The Group’s English and Chinese-language property site in Hong Kong, squarefoot.com.hk, saw a 57% increase in agents during 2012. The consolidation of print publications to a single publication available in English and Chinese languages led to a significant improvement in EBITDA due to reduced production costs and an increased focus on online growth.

The athome business, which operates the number one property site in Greater Luxembourg as well as sites in France and Germany, recorded double-digit revenue growth and a full- year EBITDA of AUD $2.6 million (€2.0 million). The business reported 16% ARPA growth and 10% growth in paying agents during the period. France continues to represent an excellent growth opportunity, with immoRegion.fr achieving 23% revenue growth in 2012.

1 Source Nielsen Online Ratings

Dividend

The directors have declared a 2012 final dividend of 20.5 cents per share fully franked, an increase of 28% on the 2011 final dividend. Total dividend for the year is 33.0 cents per share fully franked, up 27% on 2011. This represents approximately 50% of full year NPAT, at the top of the Group’s dividend payout ratio. The Board has determined the Dividend Reinvestment Plan (DRP) will not operate for the 2012 final dividend.

“Our strong financial performance enables us to continue to invest in our customers, the consumers who use our sites, and our 600-strong team who make it all possible,” said Greg Ellis.

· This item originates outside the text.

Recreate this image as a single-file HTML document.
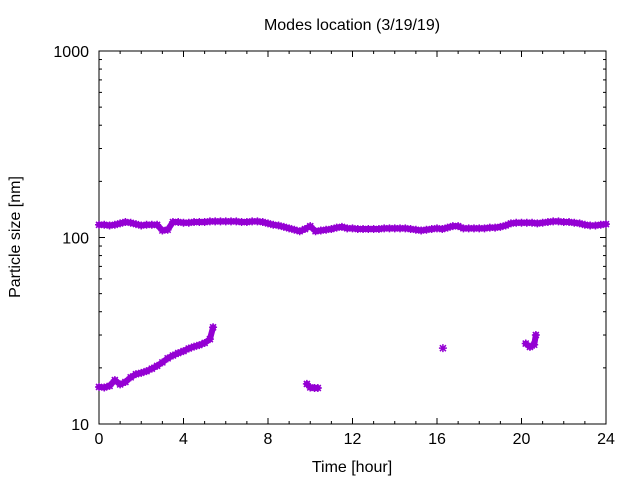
<!DOCTYPE html>
<html><head><meta charset="utf-8"><style>
body{margin:0;background:#fff}
svg text{font-family:"Liberation Sans",sans-serif;font-size:16px;fill:#000}
</style></head><body>
<svg width="640" height="480" xmlns="http://www.w3.org/2000/svg">
<g id="axes"></g><g id="data"></g>
<text x="352" y="30" text-anchor="middle">Modes location (3/19/19)</text>
<text x="352" y="472" text-anchor="middle">Time [hour]</text>
<text transform="translate(20,237) rotate(-90)" text-anchor="middle">Particle size [nm]</text>
</svg>
<script>
const upperTimes=[];for(let i=0;i<=96;i++)upperTimes.push(i*0.25);
const upperValues=[117,117,116,117,119,121,120,118,116,117,117,117,109,110,121,121,120,120,121,121,121,122,122,122,122,122,122,121,121,122,122,121,119,117,116,114,112,110,108,111,115,108,109,110,111,113,114,112,112,111,111,111,111,111,112,112,112,112,112,111,110,109,110,111,112,111,113,115,115,112,112,112,112,112,113,113,114,116,119,120,120,120,120,119,120,121,122,122,121,121,120,119,117,116,116,117,118];
const lowerTimes=[0,0.25,0.5,0.75,1,1.25,1.5,1.75,2,2.25,2.5,2.75,3,3.25,3.5,3.75,4,4.25,4.5,4.75,5,5.25,5.4,9.84,10.0,10.2,10.36,16.28,20.2,20.4,20.6,20.68];
const lowerValues=[15.8,15.7,16,17.2,16.3,16.8,17.8,18.5,18.8,19.2,19.8,20.5,21.4,22.5,23.3,24,24.6,25.4,26,26.5,27.2,28.5,33,16.4,15.7,15.6,15.6,25.5,27,25.9,26.6,30];
const xTicks=[0,4,8,12,16,20,24];
const yTicks=[10,100,1000];
const L=99,R=606,T=51,B=424;
const xs=t=>L+(R-L)*t/24;
const ys=v=>B-(B-T)*(Math.log10(v)-1)/2;
const NS="http://www.w3.org/2000/svg";
const ax=document.getElementById('axes'),dg=document.getElementById('data');
function mk(tag,at,p){const e=document.createElementNS(NS,tag);for(const k in at)e.setAttribute(k,at[k]);p.appendChild(e);return e;}
const fr=mk('rect',{x:L,y:T,width:R-L,height:B-T,fill:'none',stroke:'#000','stroke-width':1},ax);


for(let h=0;h<=24;h++){const x=xs(h),len=h%4==0?6:3;
mk('line',{x1:x,y1:B,x2:x,y2:B-len,stroke:'#000'},ax);mk('line',{x1:x,y1:T,x2:x,y2:T+len,stroke:'#000'},ax);}
xTicks.forEach(t=>{const e=mk('text',{x:xs(t),y:B+20,'text-anchor':'middle'},ax);e.textContent=t;

});
for(let d=10;d<1000;d*=10)for(let m=2;m<=9;m++){const y=ys(d*m);
mk('line',{x1:L,y1:y,x2:L+3,y2:y,stroke:'#000'},ax);mk('line',{x1:R,y1:y,x2:R-3,y2:y,stroke:'#000'},ax);}
yTicks.forEach(v=>{const y=ys(v);mk('line',{x1:L,y1:y,x2:L+6,y2:y,stroke:'#000'},ax);mk('line',{x1:R,y1:y,x2:R-6,y2:y,stroke:'#000'},ax);
const e=mk('text',{x:L-10,y:y+6,'text-anchor':'end'},ax);e.textContent=v;

});
function series(ts,vs,name){let seg=[];const segs=[];
for(let i=0;i<ts.length;i++){if(i>0&&ts[i]-ts[i-1]>0.5){segs.push(seg);seg=[];}seg.push([xs(ts[i]),ys(vs[i])]);}
segs.push(seg);
segs.forEach(s=>{const pl=mk('polyline',{points:s.map(p=>p.join(',')).join(' '),fill:'none',stroke:'#9400d3','stroke-width':6,'stroke-linecap':'round','stroke-linejoin':'round'},dg);

});
for(let i=0;i<ts.length;i++){const x=xs(ts[i]),y=ys(vs[i]);
const p=mk('path',{d:`M${x-4},${y}H${x+4}M${x},${y-4}V${y+4}M${x-3},${y-3}L${x+3},${y+3}M${x-3},${y+3}L${x+3},${y-3}`,stroke:'#9400d3','stroke-width':1.5},dg);

}}
series(upperTimes,upperValues,'upper-mode');
series(lowerTimes,lowerValues,'lower-mode');
</script>
</body></html>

“Technology is transforming the way we do business and as a digital leader we have a responsibility to help our customers prepare their own businesses for the digital world. We are committed to supporting our customers’ business success through product and technology innovations and other initiatives such as our Agent Innovation seminar series which we are rolling out across Australia,” he concluded.